Even when it first premiered in early 1968, The Price felt somewhat old-fashioned. While American theater embraced abstraction, off-Broadway experimentation, and non-linear techniques, Miller took a step back into the not-too-distant past, recommitting to carefully structured realism. In 2026, that single-set, dialogue-heavy format can feel positively archaic. Yet thematically the work remains sharp: sibling rivalry, financial precarity, and the cost of self-sacrifice resonate as strongly today as they did over half a century ago. Played politely, it risks feeling like a museum piece; played with urgency — and a touch of humor — it comes vividly to life..
Fortunately, there’s plenty of urgency in this production; not through spectacle, but by playing it straight and letting four talented actors fully inhabit their roles. Their intensity and precision bring Miller’s dialogue-driven drama vividly to life, making the moral and emotional stakes feel immediate rather than academic.
This deceptively simple staging — even the blocking, which guides characters around the detritus of an older world, called “junk,” as one character observes when first entering — is largely unobtrusive. The only element that initially doesn’t belong is the soundtrack: 1960s songs by Bob Dylan, Joan Baez, Buffalo Springfield, and Barry McGuire. Though of the same era as the play’s 1967 setting, the music contrasts with the characters’ post-Depression–shaped lives, whose concerns and mannerisms feel distant from the countercultural tone of the songs.
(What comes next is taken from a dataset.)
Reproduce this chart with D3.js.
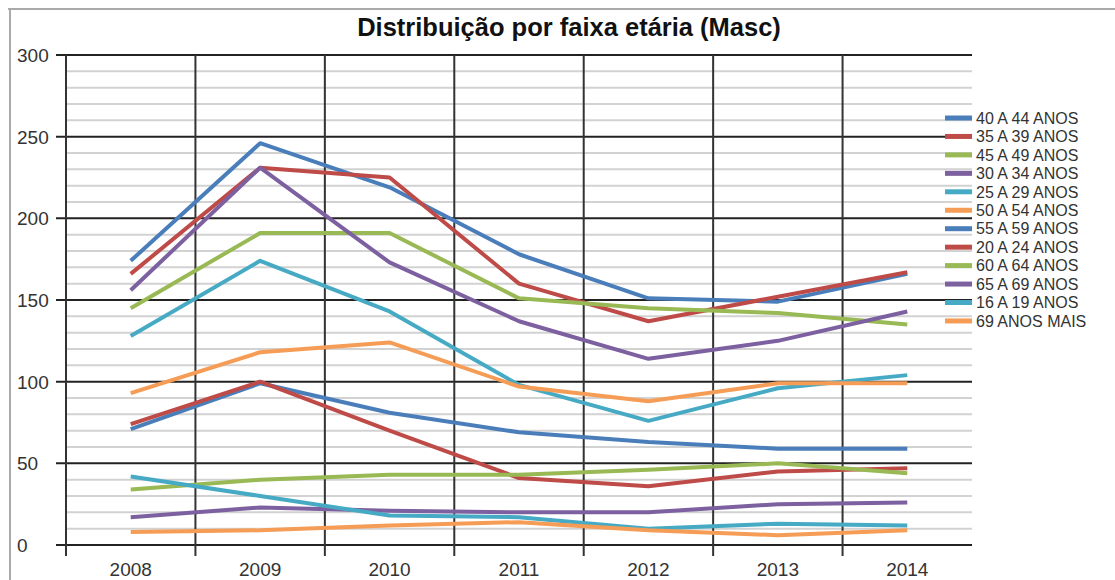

Still, it underscores rebellion, conscience, and personal stakes, linking the moral and emotional reckoning of Miller’s characters to broader questions of choice, responsibility, and the courage to confront authority — even if that authority is a father, ruined by the Depression, whose unseen presence lingers in every corner of the cramped room.
The first act unfolds in a Manhattan brownstone slated for demolition. Victor (a wonderfully understated Scott G. Jackson, who splendidly portrays a slow simmer building to boil), is a 28-year veteran of the New York City police force, and has picked a furniture dealer (an absolutely delightful Richard Fancy, equal parts shrewd sage and doddering storyteller) seemingly at random from the phone book to appraise the belongings of a father who was ruined in the Depression and never “bounced back.” As they sift through decades of accumulated furniture —including a harp Victor’s mother once played and a wind-up Victrola — Victor, joined early and later by his wife (Dana Dewes, who nails her relatively short stage time), a woman radiating frustration, reflects on the sacrifices, regrets, and quiet resentments that have shaped his life.
The first act unfolds in a Manhattan brownstone slated for demolition. Victor (a wonderfully understated Scott G. Jackson, who splendidly portrays a slow simmer building to boil), is a 28-year veteran of the New York City police force. Seemingly at random, he has picked a furniture dealer (an absolutely delightful Richard Fancy, equal parts shrewd sage and doddering storyteller) from the phone book to appraise the belongings of a father who was ruined in the Depression and never “bounced back.”
As they sift through decades of accumulated furniture —including a harp Victor’s mother once played and a wind-up Victrola — Victor reflects on the sacrifices, regrets, and quiet resentments that have shaped his life. In this he’s joined early and later by his wife (Dana Dewes, who nails her relatively short stage time), a woman radiating frustration who radiates frustration.
The act builds steadily until the arrival of Walter (Jason Huber, whose yearning for familial reconciliation is more palpable due to his inability to achieve it). Walter is the older, (apparently) more successful brother, a doctor, and his presence immediately heightens tension. The two haven’t spoken in 15 years, and the play gradually unpacks the full history of their estrangement. What follows is a slow, layered reckoning: the brothers parse past choices, inherited or self-inflicted shame, and the cost of ambition, while the furniture dealer observes keenly, underscoring the difference between monetary value and the emotional “price” they have paid.
Each remains tied to their father in different ways — through sacrifice, regret, or the drive to break away — but as the layers are peeled back, it becomes clear that the father himself was flawed — a man whose failures shaped the lives of his sons. By the end, Miller leaves audiences with a quietly devastating meditation on regret, duty, and the consequences of a lifetime of decisions, as the brothers remain far apart yet carry a tentative reckoning: an acknowledgment of the costs they have each paid and the impossibility of fully reconciling the past.
Ultimately, this production proves that well-made theater can still work — and still matter. Though its style is rooted in mid-century realism, the themes — regret, financial precarity, sibling rivalry, and the personal cost of sacrifice — remain startlingly relevant, not too far removed from the economic uncertainty, generational tension, and moral reckoning unfolding all around us. In other words, though the form may feel old, Miller’s questions about responsibility, ambition, and the price we pay for our decisions resonate just as sharply now, offering a mirror to the present while gazing into the past.
Pacific Resident Theatre, 703 Venice Blvd., Santa Monica. Thurs-Sat, 8 pm, Sun, 3 pm, thru April 5. . Wed.-Sat, 8 pm, Sat.-Sun., 2 pm, thru March 30. pacificresidenttheatre.org. Running time: Two hours and 30 minutes with an intermission.